-- Recorded data --
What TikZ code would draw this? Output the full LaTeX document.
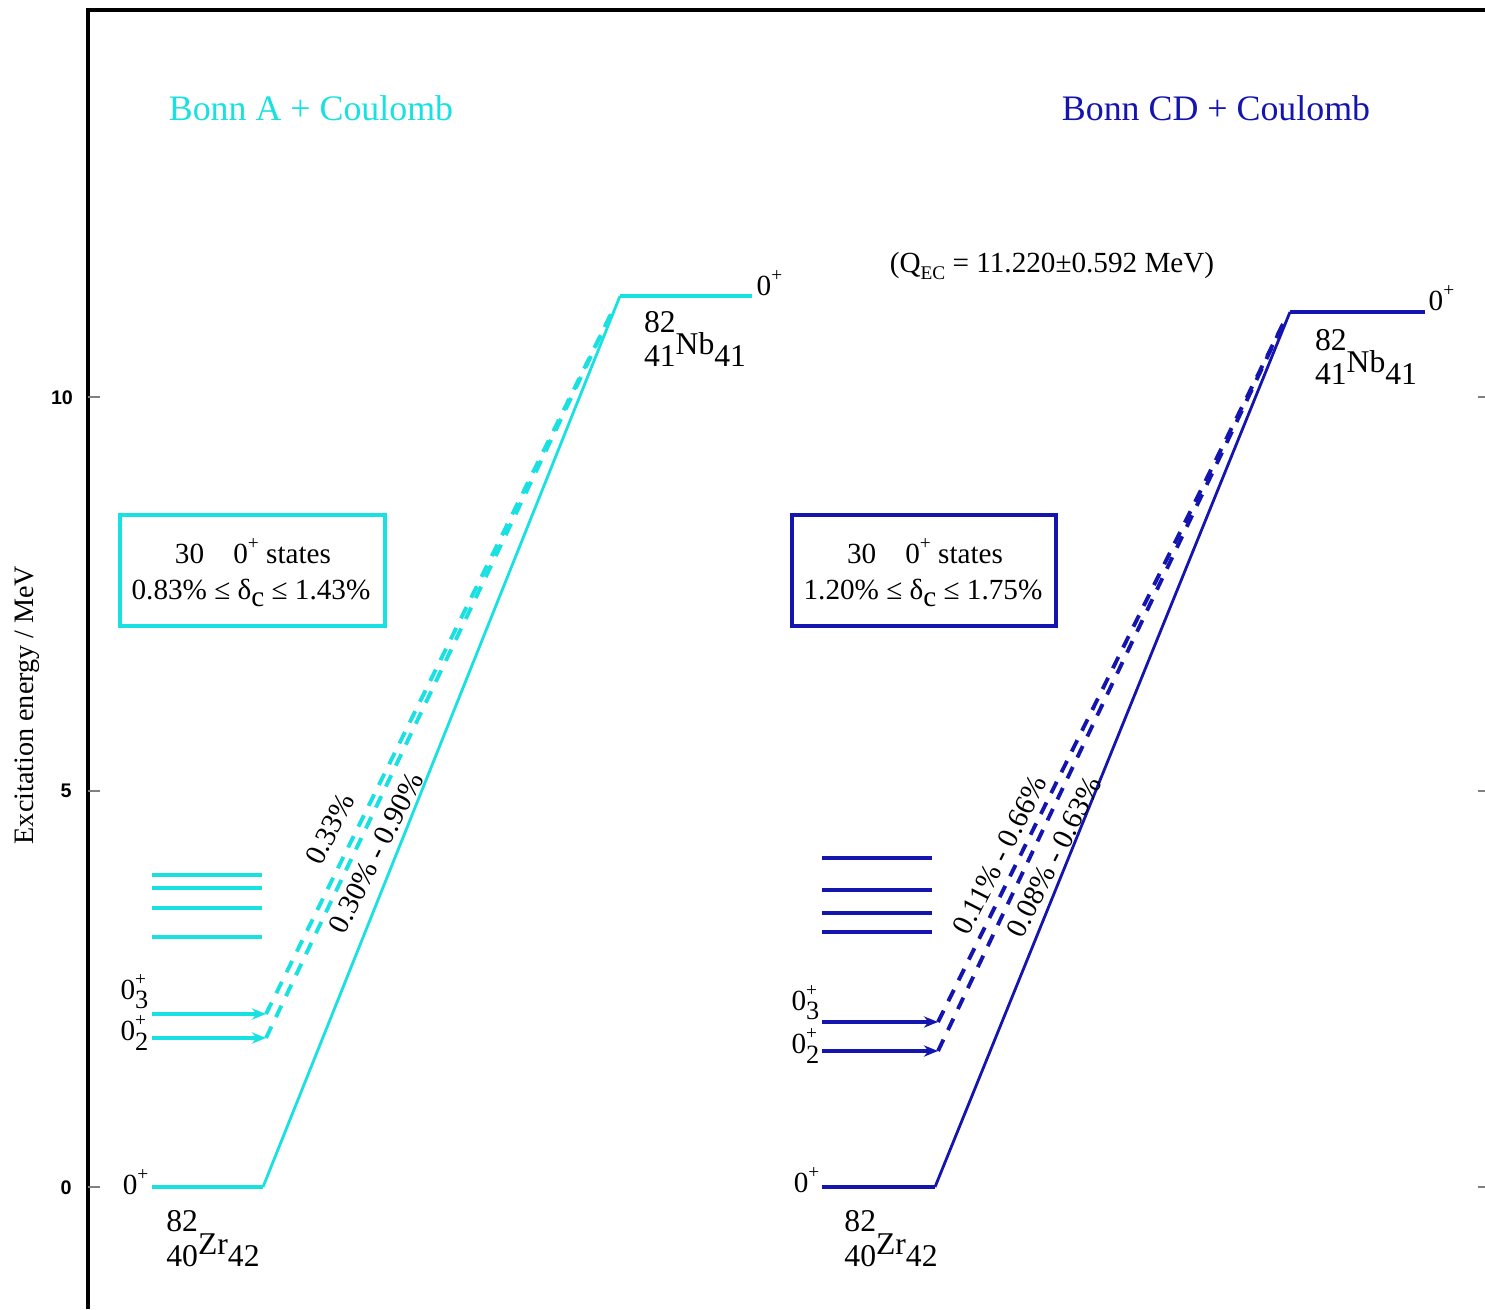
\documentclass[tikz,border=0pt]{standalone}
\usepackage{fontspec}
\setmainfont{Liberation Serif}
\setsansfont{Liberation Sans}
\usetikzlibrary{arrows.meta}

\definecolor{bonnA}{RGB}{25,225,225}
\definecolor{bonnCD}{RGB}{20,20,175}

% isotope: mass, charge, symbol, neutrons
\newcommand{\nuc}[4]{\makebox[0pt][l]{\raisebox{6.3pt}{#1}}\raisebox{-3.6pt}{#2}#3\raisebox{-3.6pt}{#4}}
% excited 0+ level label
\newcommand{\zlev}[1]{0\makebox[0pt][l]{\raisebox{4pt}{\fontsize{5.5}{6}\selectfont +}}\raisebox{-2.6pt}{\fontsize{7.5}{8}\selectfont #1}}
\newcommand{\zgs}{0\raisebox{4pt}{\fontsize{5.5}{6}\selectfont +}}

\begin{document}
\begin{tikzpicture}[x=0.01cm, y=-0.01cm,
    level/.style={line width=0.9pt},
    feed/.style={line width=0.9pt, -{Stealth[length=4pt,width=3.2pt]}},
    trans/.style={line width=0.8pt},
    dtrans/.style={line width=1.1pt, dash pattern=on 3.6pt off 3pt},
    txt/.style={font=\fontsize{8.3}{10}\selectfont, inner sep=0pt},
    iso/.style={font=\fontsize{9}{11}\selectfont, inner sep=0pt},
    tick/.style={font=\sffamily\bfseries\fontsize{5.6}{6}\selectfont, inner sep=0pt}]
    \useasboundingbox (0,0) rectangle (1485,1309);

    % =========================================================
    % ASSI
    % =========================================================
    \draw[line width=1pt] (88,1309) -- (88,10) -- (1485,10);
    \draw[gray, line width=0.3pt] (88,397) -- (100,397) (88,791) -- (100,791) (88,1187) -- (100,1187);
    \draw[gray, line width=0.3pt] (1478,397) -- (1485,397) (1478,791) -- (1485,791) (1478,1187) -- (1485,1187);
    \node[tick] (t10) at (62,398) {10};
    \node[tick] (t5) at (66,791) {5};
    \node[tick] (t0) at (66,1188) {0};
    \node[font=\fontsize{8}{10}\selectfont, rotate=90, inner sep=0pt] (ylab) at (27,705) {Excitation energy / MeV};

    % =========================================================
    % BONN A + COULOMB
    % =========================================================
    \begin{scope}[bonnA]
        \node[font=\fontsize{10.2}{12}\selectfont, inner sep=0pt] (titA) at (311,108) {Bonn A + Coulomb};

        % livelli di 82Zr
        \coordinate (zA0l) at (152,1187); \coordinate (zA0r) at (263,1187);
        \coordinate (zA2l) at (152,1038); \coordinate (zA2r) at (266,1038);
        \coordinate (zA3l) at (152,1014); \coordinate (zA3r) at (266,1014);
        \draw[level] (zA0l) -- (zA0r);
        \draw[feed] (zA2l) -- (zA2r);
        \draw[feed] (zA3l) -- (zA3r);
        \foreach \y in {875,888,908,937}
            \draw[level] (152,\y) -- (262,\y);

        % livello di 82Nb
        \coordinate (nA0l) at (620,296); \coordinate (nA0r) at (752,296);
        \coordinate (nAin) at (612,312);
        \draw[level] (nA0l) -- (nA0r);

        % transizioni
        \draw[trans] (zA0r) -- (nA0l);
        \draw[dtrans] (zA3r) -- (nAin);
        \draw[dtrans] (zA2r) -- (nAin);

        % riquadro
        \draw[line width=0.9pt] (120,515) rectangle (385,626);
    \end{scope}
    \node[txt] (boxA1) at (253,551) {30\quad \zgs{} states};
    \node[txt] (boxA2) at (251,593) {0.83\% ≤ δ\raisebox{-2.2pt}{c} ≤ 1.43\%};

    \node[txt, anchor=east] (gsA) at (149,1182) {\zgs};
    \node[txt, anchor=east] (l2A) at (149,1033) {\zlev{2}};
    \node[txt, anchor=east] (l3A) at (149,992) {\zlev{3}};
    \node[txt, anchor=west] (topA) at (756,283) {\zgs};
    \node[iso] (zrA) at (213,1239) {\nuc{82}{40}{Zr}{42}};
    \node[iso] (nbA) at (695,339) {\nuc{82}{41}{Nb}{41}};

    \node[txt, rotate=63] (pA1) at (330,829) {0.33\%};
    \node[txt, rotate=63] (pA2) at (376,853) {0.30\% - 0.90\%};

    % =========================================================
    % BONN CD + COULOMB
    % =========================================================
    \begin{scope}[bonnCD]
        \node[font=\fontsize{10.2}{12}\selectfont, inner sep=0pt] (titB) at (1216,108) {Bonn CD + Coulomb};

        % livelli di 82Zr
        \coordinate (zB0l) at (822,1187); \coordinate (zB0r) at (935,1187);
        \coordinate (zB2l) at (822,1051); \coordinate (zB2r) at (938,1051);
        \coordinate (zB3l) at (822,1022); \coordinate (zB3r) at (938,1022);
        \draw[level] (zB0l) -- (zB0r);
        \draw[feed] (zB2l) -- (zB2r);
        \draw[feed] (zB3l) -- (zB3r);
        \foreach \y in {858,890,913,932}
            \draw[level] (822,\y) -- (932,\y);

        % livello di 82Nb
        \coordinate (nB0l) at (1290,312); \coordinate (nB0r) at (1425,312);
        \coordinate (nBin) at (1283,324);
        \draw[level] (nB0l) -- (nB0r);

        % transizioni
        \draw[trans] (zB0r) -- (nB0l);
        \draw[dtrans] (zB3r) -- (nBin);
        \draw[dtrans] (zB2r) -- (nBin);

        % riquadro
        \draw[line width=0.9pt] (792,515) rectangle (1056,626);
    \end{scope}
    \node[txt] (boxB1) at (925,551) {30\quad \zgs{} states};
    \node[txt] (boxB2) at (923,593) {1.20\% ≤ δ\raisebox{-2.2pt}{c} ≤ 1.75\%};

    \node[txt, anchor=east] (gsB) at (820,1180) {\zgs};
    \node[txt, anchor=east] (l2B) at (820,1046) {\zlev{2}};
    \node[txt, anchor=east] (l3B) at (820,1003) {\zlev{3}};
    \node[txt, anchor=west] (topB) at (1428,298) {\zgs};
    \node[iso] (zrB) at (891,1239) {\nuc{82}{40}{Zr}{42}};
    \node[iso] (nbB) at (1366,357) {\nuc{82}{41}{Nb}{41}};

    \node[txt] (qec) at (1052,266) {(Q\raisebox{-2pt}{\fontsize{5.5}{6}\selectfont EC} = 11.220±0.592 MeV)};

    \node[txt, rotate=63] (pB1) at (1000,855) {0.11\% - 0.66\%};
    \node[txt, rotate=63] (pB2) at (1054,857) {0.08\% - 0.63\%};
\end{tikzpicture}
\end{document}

-- Aim --
Please transcribe the material above exactly as written. Leave the pictures out.

-- Finished answer --
What TikZ code would draw this? Output the full LaTeX document.
\documentclass[tikz,border=0pt]{standalone}
\usepackage{fontspec}
\setmainfont{Liberation Serif}
\setsansfont{Liberation Sans}
\usetikzlibrary{arrows.meta}

\definecolor{bonnA}{RGB}{25,225,225}
\definecolor{bonnCD}{RGB}{20,20,175}

% isotope: mass, charge, symbol, neutrons
\newcommand{\nuc}[4]{\makebox[0pt][l]{\raisebox{6.3pt}{#1}}\raisebox{-3.6pt}{#2}#3\raisebox{-3.6pt}{#4}}
% excited 0+ level label
\newcommand{\zlev}[1]{0\makebox[0pt][l]{\raisebox{4pt}{\fontsize{5.5}{6}\selectfont +}}\raisebox{-2.6pt}{\fontsize{7.5}{8}\selectfont #1}}
\newcommand{\zgs}{0\raisebox{4pt}{\fontsize{5.5}{6}\selectfont +}}

\begin{document}
\begin{tikzpicture}[x=0.01cm, y=-0.01cm,
    level/.style={line width=0.9pt},
    feed/.style={line width=0.9pt, -{Stealth[length=4pt,width=3.2pt]}},
    trans/.style={line width=0.8pt},
    dtrans/.style={line width=1.1pt, dash pattern=on 3.6pt off 3pt},
    txt/.style={font=\fontsize{8.3}{10}\selectfont, inner sep=0pt},
    iso/.style={font=\fontsize{9}{11}\selectfont, inner sep=0pt},
    tick/.style={font=\sffamily\bfseries\fontsize{5.6}{6}\selectfont, inner sep=0pt}]
    \useasboundingbox (0,0) rectangle (1485,1309);

    % =========================================================
    % ASSI
    % =========================================================
    \draw[line width=1pt] (88,1309) -- (88,10) -- (1485,10);
    \draw[gray, line width=0.3pt] (88,397) -- (100,397) (88,791) -- (100,791) (88,1187) -- (100,1187);
    \draw[gray, line width=0.3pt] (1478,397) -- (1485,397) (1478,791) -- (1485,791) (1478,1187) -- (1485,1187);
    \node[tick] (t10) at (62,398) {10};
    \node[tick] (t5) at (66,791) {5};
    \node[tick] (t0) at (66,1188) {0};
    \node[font=\fontsize{8}{10}\selectfont, rotate=90, inner sep=0pt] (ylab) at (27,705) {Excitation energy / MeV};

    % =========================================================
    % BONN A + COULOMB
    % =========================================================
    \begin{scope}[bonnA]
        \node[font=\fontsize{10.2}{12}\selectfont, inner sep=0pt] (titA) at (311,108) {Bonn A + Coulomb};

        % livelli di 82Zr
        \coordinate (zA0l) at (152,1187); \coordinate (zA0r) at (263,1187);
        \coordinate (zA2l) at (152,1038); \coordinate (zA2r) at (266,1038);
        \coordinate (zA3l) at (152,1014); \coordinate (zA3r) at (266,1014);
        \draw[level] (zA0l) -- (zA0r);
        \draw[feed] (zA2l) -- (zA2r);
        \draw[feed] (zA3l) -- (zA3r);
        \foreach \y in {875,888,908,937}
            \draw[level] (152,\y) -- (262,\y);

        % livello di 82Nb
        \coordinate (nA0l) at (620,296); \coordinate (nA0r) at (752,296);
        \coordinate (nAin) at (612,312);
        \draw[level] (nA0l) -- (nA0r);

        % transizioni
        \draw[trans] (zA0r) -- (nA0l);
        \draw[dtrans] (zA3r) -- (nAin);
        \draw[dtrans] (zA2r) -- (nAin);

        % riquadro
        \draw[line width=0.9pt] (120,515) rectangle (385,626);
    \end{scope}
    \node[txt] (boxA1) at (253,551) {30\quad \zgs{} states};
    \node[txt] (boxA2) at (251,593) {0.83\% ≤ δ\raisebox{-2.2pt}{c} ≤ 1.43\%};

    \node[txt, anchor=east] (gsA) at (149,1182) {\zgs};
    \node[txt, anchor=east] (l2A) at (149,1033) {\zlev{2}};
    \node[txt, anchor=east] (l3A) at (149,992) {\zlev{3}};
    \node[txt, anchor=west] (topA) at (756,283) {\zgs};
    \node[iso] (zrA) at (213,1239) {\nuc{82}{40}{Zr}{42}};
    \node[iso] (nbA) at (695,339) {\nuc{82}{41}{Nb}{41}};

    \node[txt, rotate=63] (pA1) at (330,829) {0.33\%};
    \node[txt, rotate=63] (pA2) at (376,853) {0.30\% - 0.90\%};

    % =========================================================
    % BONN CD + COULOMB
    % =========================================================
    \begin{scope}[bonnCD]
        \node[font=\fontsize{10.2}{12}\selectfont, inner sep=0pt] (titB) at (1216,108) {Bonn CD + Coulomb};

        % livelli di 82Zr
        \coordinate (zB0l) at (822,1187); \coordinate (zB0r) at (935,1187);
        \coordinate (zB2l) at (822,1051); \coordinate (zB2r) at (938,1051);
        \coordinate (zB3l) at (822,1022); \coordinate (zB3r) at (938,1022);
        \draw[level] (zB0l) -- (zB0r);
        \draw[feed] (zB2l) -- (zB2r);
        \draw[feed] (zB3l) -- (zB3r);
        \foreach \y in {858,890,913,932}
            \draw[level] (822,\y) -- (932,\y);

        % livello di 82Nb
        \coordinate (nB0l) at (1290,312); \coordinate (nB0r) at (1425,312);
        \coordinate (nBin) at (1283,324);
        \draw[level] (nB0l) -- (nB0r);

        % transizioni
        \draw[trans] (zB0r) -- (nB0l);
        \draw[dtrans] (zB3r) -- (nBin);
        \draw[dtrans] (zB2r) -- (nBin);

        % riquadro
        \draw[line width=0.9pt] (792,515) rectangle (1056,626);
    \end{scope}
    \node[txt] (boxB1) at (925,551) {30\quad \zgs{} states};
    \node[txt] (boxB2) at (923,593) {1.20\% ≤ δ\raisebox{-2.2pt}{c} ≤ 1.75\%};

    \node[txt, anchor=east] (gsB) at (820,1180) {\zgs};
    \node[txt, anchor=east] (l2B) at (820,1046) {\zlev{2}};
    \node[txt, anchor=east] (l3B) at (820,1003) {\zlev{3}};
    \node[txt, anchor=west] (topB) at (1428,298) {\zgs};
    \node[iso] (zrB) at (891,1239) {\nuc{82}{40}{Zr}{42}};
    \node[iso] (nbB) at (1366,357) {\nuc{82}{41}{Nb}{41}};

    \node[txt] (qec) at (1052,266) {(Q\raisebox{-2pt}{\fontsize{5.5}{6}\selectfont EC} = 11.220±0.592 MeV)};

    \node[txt, rotate=63] (pB1) at (1000,855) {0.11\% - 0.66\%};
    \node[txt, rotate=63] (pB2) at (1054,857) {0.08\% - 0.63\%};
\end{tikzpicture}
\end{document}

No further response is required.